Whenever anybody asks me what does a double-major in political science and human geography do in a public administration department, I tell them that I study comparative public policy and use cases of environment and resource governance to explore differences across national jurisdictions.
I'm interdisciplinary. A chemical engineer, an economist of technical change, a political scientist, a human geographer. With a titch of IR.
— Dr Raul Pacheco-Vega (@raulpacheco) February 7, 2014
I am also interested in the governance of non-traditional common-pool resources (CPRs) and in the spatial, political and human dimensions of public service delivery. Potable water supply, wastewater treatment and solid waste management are all public services that need to be provided, which are regularly the responsibility of local governments and therefore an integral part of the public administration literature. But at the core, I have always studied policy change, more so than policy creation.
My first really important, empirical paper (Pacheco-Vega, 2005, “Democracy by Proxy”) examines the role of non-state actors and their coalition-building in influencing and changing domestic toxics policy. I showed how environmental non-governmental organizations, forming transnational coalitions of activists, changed the voluntary nature of the Mexican toxics release inventory from voluntary to mandatory. This was a contribution to the policy change literature.
But even before then, I had explained (with Peter Nemetz, 2001) the role of information-based voluntary programs in designing effective pollution control strategies.
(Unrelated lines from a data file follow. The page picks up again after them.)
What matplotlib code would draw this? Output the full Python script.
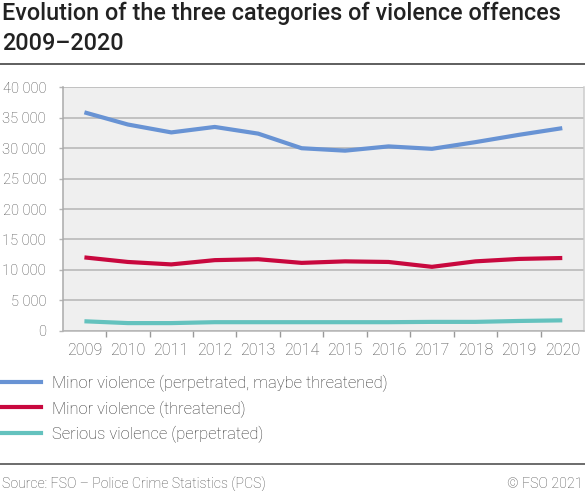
import matplotlib
matplotlib.use("Agg")
import matplotlib.pyplot as plt
from matplotlib.lines import Line2D
from matplotlib.ticker import FuncFormatter

## DATA

years = ["2009", "2010", "2011", "2012", "2013", "2014",
         "2015", "2016", "2017", "2018", "2019", "2020"]

minor_perp = [35900, 33900, 32600, 33500, 32400, 30000,
              29600, 30300, 29900, 31000, 32200, 33300]
minor_threat = [12050, 11300, 10900, 11600, 11750, 11150,
                11400, 11300, 10500, 11400, 11800, 11950]
serious_perp = [1550, 1250, 1250, 1400, 1400, 1400,
                1400, 1400, 1450, 1450, 1600, 1700]

labels = ["Minor violence (perpetrated, maybe threatened)",
          "Minor violence (threatened)",
          "Serious violence (perpetrated)"]
colors = ["#6893d4", "#c8083e", "#64c2be"]
yticks = [0, 5000, 10000, 15000, 20000, 25000, 30000, 35000, 40000]

## STYLE
plt.rcParams['font.family'] = ['Roboto', 'DejaVu Sans']
TXT = '#222222'
TICK = '#4d4d4d'
GRID = '#b5b5b5'

fig = plt.figure(figsize=[5.85, 4.91], dpi=100, facecolor='w')
ax = fig.add_axes([62.7/585, 1-330.7/491, (584-62.7)/585, (330.7-87.4)/491])
ax.set_facecolor('#efefef')

x = list(range(len(years)))
for vals, c, lab in zip([minor_perp, minor_threat, serious_perp], colors, labels):
  ax.plot(x, vals, c=c, lw=3.0, solid_joinstyle='round', solid_capstyle='butt', label=lab, zorder=3)

ax.set(xlim=[-0.5, len(years)-0.5], ylim=[0, 40000])
ax.set_yticks(yticks)
ax.yaxis.set_major_formatter(FuncFormatter(lambda v, p: "{:,.0f}".format(v).replace(",", " ")))
ax.grid(axis='y', color=GRID, lw=1.1, zorder=1)
ax.set_axisbelow(True)

# category labels centered in bands, ticks at band edges
ax.set_xticks(x)
ax.set_xticklabels(years)
ax.set_xticks([i - 0.5 for i in range(1, len(years))], minor=True)
ax.tick_params(axis='x', which='major', length=0, pad=8.5, labelsize=11.6, labelcolor=TICK)
ax.tick_params(axis='x', which='minor', length=4, width=1, color='#999999')
ax.tick_params(axis='y', length=3, width=1, color=GRID, pad=9, labelsize=10.5, labelcolor=TICK)
for lab in ax.get_xticklabels() + ax.get_yticklabels():
  lab.set_fontweight('light')

ax.spines['top'].set_visible(False)
ax.spines['left'].set_color('#aaaaaa')
ax.spines['right'].set_color('#cccccc')
ax.spines['bottom'].set_color(GRID)
for s in ['left', 'right', 'bottom']:
  ax.spines[s].set_linewidth(1.1)

## TITLE AND RULES
fig.text(2/585, 1-20/491, "Evolution of the three categories of violence offences",
         fontsize=16.8, fontweight='medium', color=TXT, va='baseline', ha='left')
fig.text(2/585, 1-50/491, "2009\u20132020",
         fontsize=16.8, fontweight='medium', color=TXT, va='baseline', ha='left')
fig.add_artist(Line2D([0, 1], [1-63.5/491, 1-63.5/491], color='#333333', lw=1.1))

## LEGEND (drawn by hand to sit flush left)
for i, (c, lab) in enumerate(zip(colors, labels)):
  yy = 1 - (381.7 + 25.5*i)/491
  fig.add_artist(Line2D([0, 41/585], [yy, yy], color=c, lw=3.0))
  fig.text(52/585, yy, lab, fontsize=11.9, fontweight='light', color='#333333',
           va='center_baseline', ha='left')

## FOOTER
fig.add_artist(Line2D([0, 1], [1-464/491, 1-464/491], color='#444444', lw=1.1))
fig.text(2/585, 1-483/491, "Source: FSO \u2013 Police Crime Statistics (PCS)",
         fontsize=10.2, fontweight='light', color=TICK, va='center_baseline', ha='left')
fig.text(583/585, 1-483/491, "\u00a9 FSO 2021",
         fontsize=10.3, fontweight='light', color=TICK, va='center_baseline', ha='right')

fig.savefig('out.png', dpi=100, facecolor='w')
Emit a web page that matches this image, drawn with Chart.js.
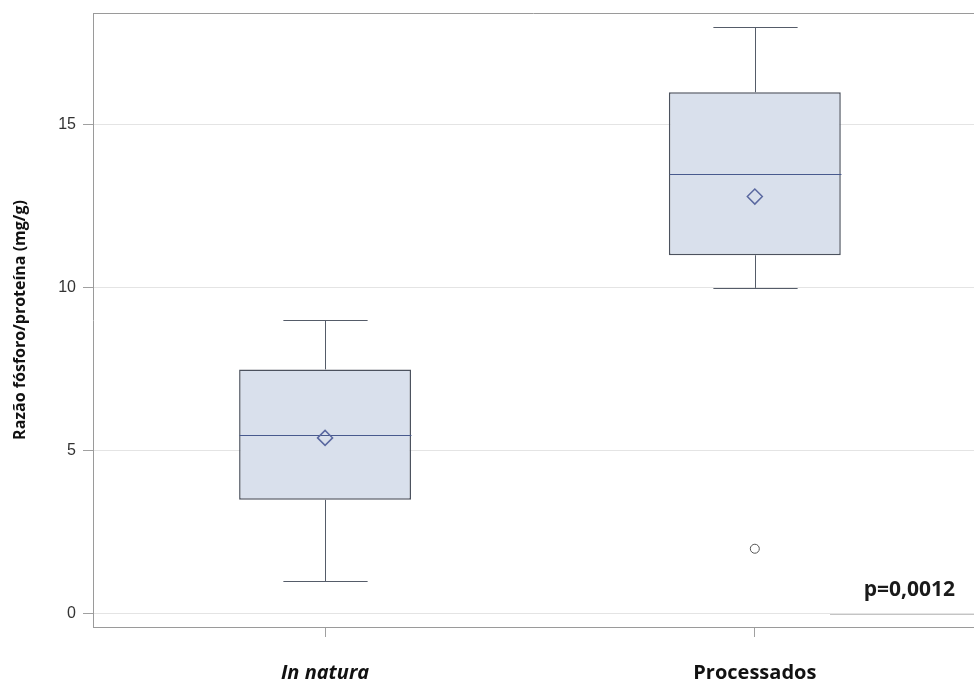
<!DOCTYPE html>
<html>
<head>
<meta charset="utf-8">
<script src="https://cdn.jsdelivr.net/npm/chart.js@4.4.0/dist/chart.umd.min.js"></script>
<style>
  html, body { margin: 0; padding: 0; background: #fff; }
</style>
</head>
<body>
<canvas id="boxChart" width="974" height="683"></canvas>
<script>
// box plot summary per group
const groups = ["In natura", "Processados"];
const whiskerLow = [1, 10];
const q1 = [3.5, 11];
const median = [5.5, 13.5];
const q3 = [7.5, 16];
const whiskerHigh = [9, 18];
const means = [5.4, 12.8];
const outliers = [[], [2]];
const yTicks = [0, 5, 10, 15];
const pValue = "p=0,0012";

const crisp = v => Math.round(v) + 0.5;

// whiskers, caps and median lines, drawn right after the boxes
const boxParts = {
  id: 'boxParts',
  afterDatasetDraw(chart, args) {
    if (args.index !== 0) return;
    const ctx = chart.ctx;
    const xs = chart.scales.x, ys = chart.scales.y;
    const bars = args.meta.data;
    ctx.save();
    ctx.lineWidth = 1;
    groups.forEach((g, i) => {
      const cx = crisp(xs.getPixelForValue(i + 1));
      const half = bars[i].width / 2;
      const cap = half * 0.49;
      ctx.strokeStyle = '#555c69';
      ctx.beginPath();
      ctx.moveTo(cx, ys.getPixelForValue(q3[i]));
      ctx.lineTo(cx, ys.getPixelForValue(whiskerHigh[i]));
      ctx.moveTo(cx, ys.getPixelForValue(q1[i]));
      ctx.lineTo(cx, ys.getPixelForValue(whiskerLow[i]));
      const top = crisp(ys.getPixelForValue(whiskerHigh[i]));
      const bot = crisp(ys.getPixelForValue(whiskerLow[i]));
      ctx.moveTo(cx - cap, top); ctx.lineTo(cx + cap, top);
      ctx.moveTo(cx - cap, bot); ctx.lineTo(cx + cap, bot);
      ctx.stroke();
      ctx.strokeStyle = '#485a8e';
      ctx.lineWidth = 1.2;
      const my = crisp(ys.getPixelForValue(median[i]));
      ctx.beginPath();
      ctx.moveTo(cx - half, my);
      ctx.lineTo(cx + half, my);
      ctx.stroke();
      ctx.lineWidth = 1;
    });
    ctx.restore();
  },
  afterDraw(chart) {
    const ctx = chart.ctx;
    const a = chart.chartArea;
    ctx.save();
    // frame top
    ctx.strokeStyle = '#9a9a9a';
    ctx.lineWidth = 1;
    ctx.beginPath();
    ctx.moveTo(a.left, crisp(a.top));
    ctx.lineTo(a.right, crisp(a.top));
    ctx.stroke();
    // p-value note
    const y0 = crisp(chart.scales.y.getPixelForValue(0));
    ctx.strokeStyle = '#c4c4c4';
    ctx.beginPath();
    ctx.moveTo(a.right - 144, y0);
    ctx.lineTo(a.right, y0);
    ctx.stroke();
    ctx.fillStyle = '#1a1a1a';
    ctx.font = 'bold 21px "Open Sans"';
    ctx.textAlign = 'right';
    ctx.textBaseline = 'alphabetic';
    ctx.fillText(pValue, a.right - 19, y0 - 19);
    ctx.restore();
  }
};

const outlierPoints = [];
outliers.forEach((list, i) => list.forEach(v => outlierPoints.push({ x: i + 1, y: v })));

new Chart(document.getElementById('boxChart'), {
  type: 'bar',
  data: {
    datasets: [{
      label: 'box',
      order: 2,
      data: groups.map((g, i) => ({ x: i + 1, y: [q1[i], q3[i]] })),
      backgroundColor: '#d9e0ec',
      borderColor: '#4c525e',
      borderWidth: 1.5,
      borderSkipped: false,
      categoryPercentage: 1,
      barPercentage: 0.4
    }, {
      type: 'scatter',
      label: 'mean',
      order: 1,
      data: means.map((m, i) => ({ x: i + 1, y: m })),
      pointStyle: 'rectRot',
      pointRadius: 7.5,
      pointBorderColor: '#5a68a0',
      pointBackgroundColor: 'rgba(0,0,0,0)',
      pointBorderWidth: 1.5
    }, {
      type: 'scatter',
      label: 'outlier',
      order: 0,
      data: outlierPoints,
      pointStyle: 'circle',
      pointRadius: 4.5,
      pointBorderColor: '#555555',
      pointBackgroundColor: '#ffffff',
      pointBorderWidth: 1
    }]
  },
  options: {
    responsive: false,
    animation: false,
    layout: { autoPadding: false, padding: { top: 13, left: 0, right: 0, bottom: 0 } },
    plugins: {
      legend: { display: false },
      tooltip: { enabled: false }
    },
    scales: {
      x: {
        type: 'linear',
        min: 0.46,
        max: 2.51,
        offset: false,
        afterBuildTicks: s => { s.ticks = groups.map((g, i) => ({ value: i + 1 })); },
        afterFit: s => { s.height = 56; s.paddingLeft = 0; s.paddingRight = 0; },
        grid: { offset: false, drawOnChartArea: false, tickLength: 10, tickColor: '#a0a0a0' },
        border: { color: '#9a9a9a' },
        ticks: {
          padding: 24,
          color: '#111',
          font: c => ({ family: 'Open Sans', size: 20, weight: 'bold', style: c.index === 0 ? 'italic' : 'normal' }),
          callback: v => groups[v - 1]
        }
      },
      y: {
        min: -0.4,
        max: 18.43,
        afterBuildTicks: s => { s.ticks = yTicks.map(v => ({ value: v })); },
        afterFit: s => { s.width = 93; s.paddingTop = 0; s.paddingBottom = 0; },
        grid: { color: '#e4e4e4', tickLength: 10, tickColor: '#a0a0a0' },
        border: { color: '#9a9a9a' },
        ticks: {
          padding: 7,
          color: '#333',
          font: { family: 'Liberation Sans', size: 16 }
        },
        title: {
          display: true,
          text: 'Razão fósforo/proteína (mg/g)',
          color: '#111',
          padding: { top: 11, bottom: 0 },
          font: { family: 'Open Sans', size: 16, weight: 'bold' }
        }
      }
    }
  },
  plugins: [boxParts]
});
</script>
</body>
</html>
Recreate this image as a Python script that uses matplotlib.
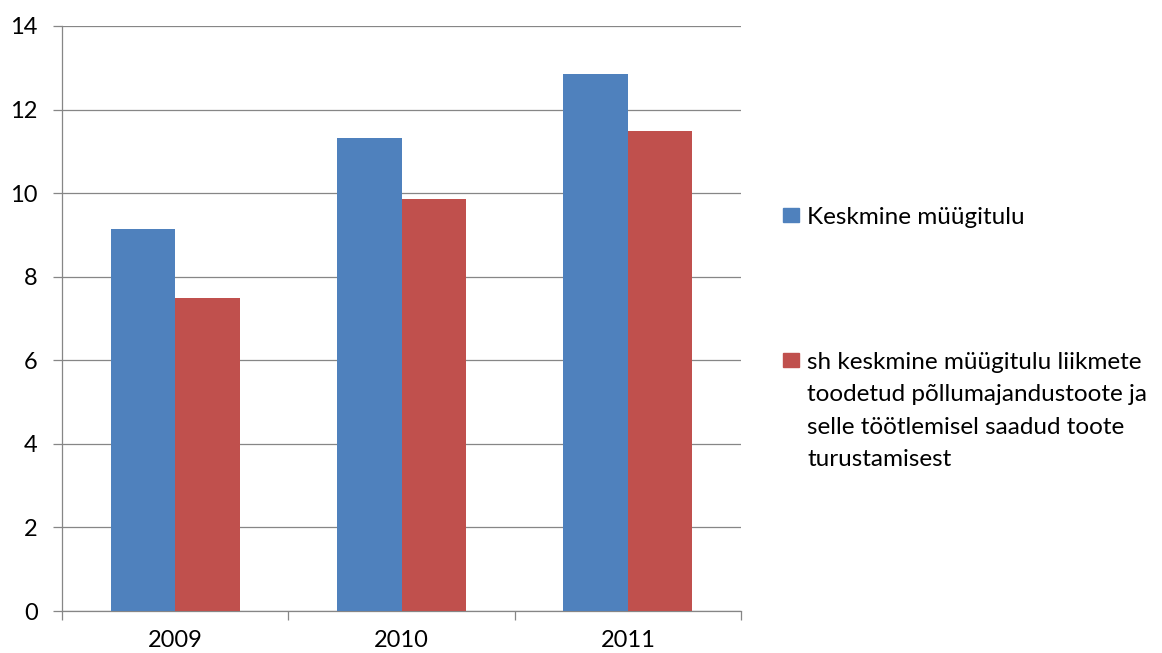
import matplotlib
matplotlib.use("Agg")
import matplotlib.pyplot as plt
from matplotlib.patches import Rectangle
import numpy as np

years = ["2009", "2010", "2011"]
series_names = ["Keskmine müügitulu",
                "sh keskmine müügitulu liikmete\ntoodetud põllumajandustoote ja\nselle töötlemisel saadud toote\nturustamisest"]
keskmine = [9.14, 11.32, 12.85]
sh_liikmete = [7.49, 9.85, 11.48]
colors = ["#4F81BD", "#C0504D"]
yticks = [0, 2, 4, 6, 8, 10, 12, 14]

plt.rcParams['font.family'] = ['Lato', 'DejaVu Sans']

W, H = 1162, 653
fig = plt.figure(figsize=(W / 100, H / 100), dpi=100)
ax = fig.add_axes([62 / W, (H - 611) / H, (741 - 62) / W, (611 - 26) / H])

x = np.arange(len(years))
bw = 1 / 3.5
ax.bar(x - bw / 2, keskmine, bw, color=colors[0], zorder=3)
ax.bar(x + bw / 2, sh_liikmete, bw, color=colors[1], zorder=3)

ax.set_xlim(-0.5, len(years) - 0.5)
ax.set_ylim(0, 14)
ax.set_yticks(yticks)
ax.set_yticklabels([str(v) for v in yticks])
ax.yaxis.grid(True, color="#868686", linewidth=0.9, zorder=0)
ax.set_axisbelow(True)

ax.set_xticks(x)
ax.set_xticklabels(years)
ax.set_xticks(np.arange(-0.5, len(years), 1.0), minor=True)
ax.tick_params(axis="x", which="major", length=0, pad=14, labelsize=17, colors="black")
ax.tick_params(axis="x", which="minor", length=6.5, width=0.9, color="#868686")
ax.tick_params(axis="y", length=6.5, width=0.9, color="#868686", pad=11, labelsize=17, labelcolor="black")

for s in ["top", "right"]:
    ax.spines[s].set_visible(False)
for s in ["left", "bottom"]:
    ax.spines[s].set_color("#868686")
    ax.spines[s].set_linewidth(0.9)

# legend
entries = [(215, 807), (360, 807)]
for (cy, tx), name, c in zip(entries, series_names, colors):
    fig.patches.append(Rectangle((783 / W, (H - cy - 7) / H), 16 / W, 14 / H,
                                 transform=fig.transFigure, color=c))
    fig.text(tx / W, (H - cy) / H + 0.013, name, ha="left", va="top",
             fontsize=17.5, linespacing=1.68, color="black")

fig.savefig("out.png", dpi=100)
Voluntary or suasive policy instruments such as the toxics release inventory are considered some of the least effective, but gained a lot of prominence in the early 2000s as an alternative to regulatory, command-and-control instruments. This is a contribution to the policy creation (policy cycle) body of scholarship. These works were, as Dr. Debora VanNijnatten, what positioned me as “the policy instruments guy”. Further work I did with Dr. Kathryn Harrison and Dr. Mark Winfield looked at the role of policy transfer in disseminating ideas on how toxic release inventories should work, which is more again, on the policy cycle/policy instruments realm.
My doctoral work looked at industry responses to environmental regulatory pressure, which is also part of the policy change field (e.g. Pacheco-Vega and Dowlatabadi 2005, Pacheco-Vega 2008). And my wastewater governance research has examined and evaluated water and wastewater policies, so these contributions are definitely part of the policy cycle body of works. But even my transnational environmental activism in North America analyses (Pacheco-Vega 2015) focus on the role of policy change. I think overall my research trajectory is primarily focused on policy change.
I really love the versatility of doing interdisciplinary work, but if anybody asked me what is my specialty and wanted to peg me, I think I’d say that I am a specialist in the study of factors that drive policy changes. The policy regime literature (particularly those works which examine the impact of ideas, interests and institutions on how policies are adopted or shift goals/strategies/implementation) is particularly useful in understanding change in policies.
I’d rather be known as someone who understands how policies evolve, shift, and can fail, than someone who is an expert on agenda-setting or implementation (even though I’ve done work on both). A conversation with a current student of mine on Twitter reminded me that, to me, teaching policy analysis is relevant because it allows my students to learn how policies change, how they can fail, and what factors can be used to prevent failure. I don’t diss the policy cycle literature, I still love agenda-setting theory, and I am definitely keen on furthering my work on policy implementation (in particular, for example, what I am currently doing with the human right to water literature).